Juan Hernandez, vice-president of Chemring Sensors & Electronic Systems, explains how the company’s advanced counter-IED technology and extensive R&D efforts are helping safeguard ground troops in theatres around the world.

Can you provide some background on Chemring’s C-IED capabilities?
Juan Hernandez
: Chemring Sensors & Electronic Systems (CSES), part of Chemring Group, has successfully addressed the IED threat with its ground-penetrating radar (GPR) technology through its subsidiaries, NIITEK (Non-Intrusive Inspection Technologies Company) and 3d-Radar.

NIITEK is the world leader in the design, development and production of counter-IED GPR systems. Its mission is to save soldier and civilian lives by detecting threats before they can cause harm. NIITEK’s combat-proven GPR is on the leading edge of mine-detection technology and has been successfully used by the US Army, US Marine Corps and coalition forces worldwide.

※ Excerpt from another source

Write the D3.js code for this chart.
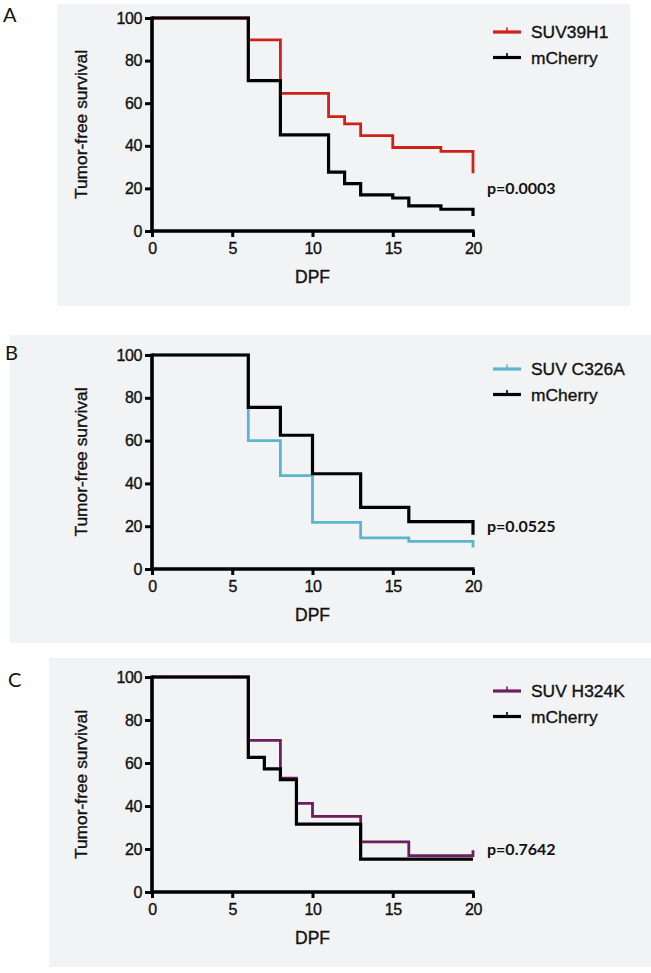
<!DOCTYPE html>
<html>
<head>
<meta charset="utf-8">
<script src="https://cdn.jsdelivr.net/npm/d3@7"></script>
<style>
  html, body { margin: 0; padding: 0; background: #ffffff; }
  svg { display: block; }
  .tick text { font-family: "Liberation Sans", Arial, sans-serif; font-size: 16px; letter-spacing: -0.4px; fill: #111; stroke: #111; stroke-width: 0.35px; }
  .arm { stroke: #111; stroke-width: 0.35px; }
</style>
</head>
<body>
<svg id="chart" width="651" height="973"></svg>
<script>
// ---------------- data ----------------
const panelLabels = ["A", "B", "C"];
const treatmentNames = ["SUV39H1", "SUV C326A", "SUV H324K"];
const controlName = "mCherry";
const pValues = ["p=0.0003", "p=0.0525", "p=0.7642"];
const xTicks = [0, 5, 10, 15, 20];
const yTicks = [0, 20, 40, 60, 80, 100];
const xLabel = "DPF";
const yLabel = "Tumor-free survival";

// Panel A
const timesA_treat = [0, 6, 8, 11, 12, 13, 15, 18, 20];
const survA_treat  = [100, 89.7, 64.6, 53.7, 50.3, 44.8, 39.2, 37.4, 27.1];
const timesA_ctrl  = [0, 6, 8, 11, 12, 13, 15, 16, 18, 20];
const survA_ctrl   = [100, 70.6, 45.1, 27.6, 22.2, 17.0, 15.5, 11.8, 10.2, 7.0];
// Panel B
const timesB_treat = [0, 6, 8, 10, 13, 16, 20];
const survB_treat  = [100, 60.0, 43.6, 21.8, 14.5, 12.9, 10.0];
const timesB_ctrl  = [0, 6, 8, 10, 13, 16, 20];
const survB_ctrl   = [100, 75.5, 62.5, 44.5, 28.8, 22.1, 16.0];
// Panel C
const timesC_treat = [0, 6, 8, 9, 10, 13, 16, 20];
const survC_treat  = [100, 70.5, 52.9, 41.2, 35.2, 23.3, 16.9, 19.4];
const timesC_ctrl  = [0, 6, 7, 8, 9, 13, 20];
const survC_ctrl   = [100, 62.6, 57.3, 52.2, 31.6, 15.3, 15.3];

const treatColors = ["#cf2119", "#5bb5cd", "#6c1f5e"];
const ctrlColor = "#000000";

// ---------------- layout ----------------
const layout = [
  { box: { x: 57, y: 4,   w: 573, h: 302 }, top: 18,  bottom: 231, lab: { x: 3, y: 22 } },
  { box: { x: 10, y: 335, w: 641, h: 308 }, top: 355, bottom: 569, lab: { x: 5, y: 360 } },
  { box: { x: 49, y: 658, w: 602, h: 309 }, top: 677, bottom: 892, lab: { x: 8, y: 687 } }
];
const plotLeft = 152, plotRight = 473;

const series = [
  { treat: [timesA_treat, survA_treat], ctrl: [timesA_ctrl, survA_ctrl] },
  { treat: [timesB_treat, survB_treat], ctrl: [timesB_ctrl, survB_ctrl] },
  { treat: [timesC_treat, survC_treat], ctrl: [timesC_ctrl, survC_ctrl] }
];

const svg = d3.select("#chart");
const armFont = '"Liberation Sans", Arial, sans-serif';

layout.forEach((L, i) => {
  const g = svg.append("g");
  g.append("rect")
    .attr("x", L.box.x).attr("y", L.box.y)
    .attr("width", L.box.w).attr("height", L.box.h)
    .attr("fill", "#f2f3f5");

  g.append("text")
    .attr("x", L.lab.x).attr("y", L.lab.y)
    .attr("font-family", "Lato, 'Open Sans', sans-serif")
    .attr("font-size", 20)
    .attr("fill", "#111")
    .text(panelLabels[i]);

  const x = d3.scaleLinear().domain([0, 20]).range([plotLeft, plotRight]);
  const y = d3.scaleLinear().domain([0, 100]).range([L.bottom, L.top]);

  const line = d3.line()
    .x(d => x(d[0])).y(d => y(d[1]))
    .curve(d3.curveStepAfter);

  const toPts = ([t, s]) => t.map((v, k) => [v, s[k]]);

  // treatment curve first, control on top
  g.append("path")
    .attr("d", line(toPts(series[i].treat)))
    .attr("fill", "none")
    .attr("stroke", treatColors[i])
    .attr("stroke-width", 2.8)
    .attr("stroke-linejoin", "miter");
  g.append("path")
    .attr("d", line(toPts(series[i].ctrl)))
    .attr("fill", "none")
    .attr("stroke", ctrlColor)
    .attr("stroke-width", 3.2)
    .attr("stroke-linejoin", "miter");

  // axes
  const yAxis = d3.axisLeft(y).tickValues(yTicks).tickSize(7).tickSizeOuter(0).tickPadding(3);
  const xAxis = d3.axisBottom(x).tickValues(xTicks).tickSize(6).tickSizeOuter(0).tickPadding(6);
  const ga = g.append("g").attr("transform", `translate(${plotLeft},0)`).call(yAxis);
  const gb = g.append("g").attr("transform", `translate(0,${L.bottom})`).call(xAxis);
  [ga, gb].forEach(a => {
    a.select(".domain").attr("stroke", "#000").attr("stroke-width", 3.6);
    a.selectAll(".tick line").attr("stroke", "#000").attr("stroke-width", 3);
  });
  ga.select(".domain").attr("d", `M0,${L.bottom + 1.8}V${L.top - 1.5}`);
  gb.select(".domain").attr("d", `M${plotLeft - 1.8},0H${plotRight + 1.5}`);

  // axis titles
  g.append("text")
    .attr("class", "arm")
    .attr("transform", `translate(87,${(L.top + L.bottom) / 2}) rotate(-90)`)
    .attr("text-anchor", "middle")
    .attr("font-family", armFont)
    .attr("font-size", 17.4)
    .attr("fill", "#111")
    .text(yLabel);
  g.append("text")
    .attr("class", "arm")
    .attr("x", (plotLeft + plotRight) / 2)
    .attr("y", L.bottom + 52)
    .attr("text-anchor", "middle")
    .attr("font-family", armFont)
    .attr("font-size", 17.5)
    .attr("fill", "#111")
    .text(xLabel);

  // p-value
  g.append("text")
    .attr("x", 487)
    .attr("y", y(20) + 6)
    .attr("font-family", "Lato, 'Open Sans', sans-serif")
    .attr("font-weight", "bold")
    .attr("font-size", 16)
    .attr("fill", "#111")
    .text(pValues[i]);

  // legend
  const legend = [
    { name: treatmentNames[i], color: treatColors[i], dy: 14 },
    { name: controlName, color: ctrlColor, dy: 39.5 }
  ];
  legend.forEach(item => {
    const ly = L.top + item.dy;
    g.append("line")
      .attr("x1", 493).attr("x2", 521).attr("y1", ly).attr("y2", ly)
      .attr("stroke", item.color).attr("stroke-width", 3.2);
    g.append("line")
      .attr("x1", 507).attr("x2", 507).attr("y1", ly).attr("y2", ly - 4.5)
      .attr("stroke", item.color).attr("stroke-width", 1.6);
    g.append("text")
      .attr("class", "arm")
      .attr("x", 531).attr("y", ly + 6)
      .attr("font-family", armFont)
      .attr("font-size", 17.4)
      .attr("fill", "#111")
      .text(item.name);
  });
});
</script>
</body>
</html>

The scalable GPR systems are designed for roads, paths and area clearance, and can be adapted to a wide variety of vehicles, from manned to robotically controlled systems.

3d-Radar specialises in three-dimensional, step-frequency radar technology and multichannel antenna design. 3d-Radar’s commercial and military applications include: road pavement inspection/analysis, aircraft runway inspection/analysis, bridge inspection/analysis, railroad ballast inspection/analysis, utility mapping, archaeology, tunnel and cache detection, and military landmine and IED detection. As a service provider, 3d-Radar works in partnership with customers and subject matter experts around the world to conduct surveys and analysis for a variety of municipalities, engineering services firms, transportation regional authorities and rail companies, to name a few. Its biggest military customer is in the UK on Royal Engineer Route Clearance vehicles.

What sets your C-IED technology apart from that of your competitors?
NIITEK’s GPR sensors are installed on the armoured Husky Mounted Detection System (HMDS), which was originally a Joint Urgent Operational Need, or JUON, in support of the wars in Iraq and Afghanistan. Because of its success against metallic and non-metallic explosive threats in the combat theatre, it has now evolved into a Program of Record for the US Army and US Marine Corps.

NIITEK’s GPR is based on the Wichmann design, and provides, excellent signal to clutter ratio and extremely low radar cross-section. This design is optimised for visualisation, detection and discrimination of buried targets. The NIITEK GPR performs very well against metal and non-metallic anti-tank (AT) mines regardless of burial depths, as well as metal and non-metallic anti-personnel (AP) targets.

The R-VISOR and GROUNDSHARK are two of the newest results of ongoing research and development.

How is Chemring planning for future threats? How adaptable are your products for today’s asymmetric conflicts?
NIITEK continues to invest in R&D to further develop GPR, as well as combine other sensors that ultimately add to a higher probability of detection and a lower false-alarm rate. The R-VISOR, a smaller GPR system adapted for small unmanned ground vehicles (UGVs), and GROUNDSHARK, a handheld detection product, are two of the newest results of that ongoing R&D.

The R-VISOR system provides a robot-mounted tele-operated detection system that can clear a path and inspect spots at stand-off distances. It’s completed testing at the US Army’s test ranges at Fort AP Hill, Virginia, and Yuma Proving Ground, Arizona, as well as against current threats in theatre, and is in operation with the Republic of Turkey’s land forces along the Turkish-Syrian border. R-VISOR is integrated on the QinetiQ TALON IV Robot but can be adapted to other unmanned ground vehicle systems.

NIITEK’s GROUNDSHARK – a dual-sensor detection system – is already in use with the Polish Army and under evaluation by a variety of countries around the world. It can detect and discriminate a variety of threats/objects that could include buried explosive targets such as AP and AT landmines; UXO; main charges; and low-metallic, non-ferrous, non-magnetic and non-metallic objects commonly used in IEDs. The system visualises subsurface objects, and the use of multiple sensors allows an operator to better ‘see’ into the ground than a single-sensor system.

As the enemy is wily and adaptable, CSES works hard to stay ahead of today’s threats and anticipate future threats. It does so by maintaining its expert leadership in the counter-IED arena with continued investment in new technology, improvements to its product offerings, integration of multiple sensors into its products, and delivering and sustaining superior detection systems to the soldier.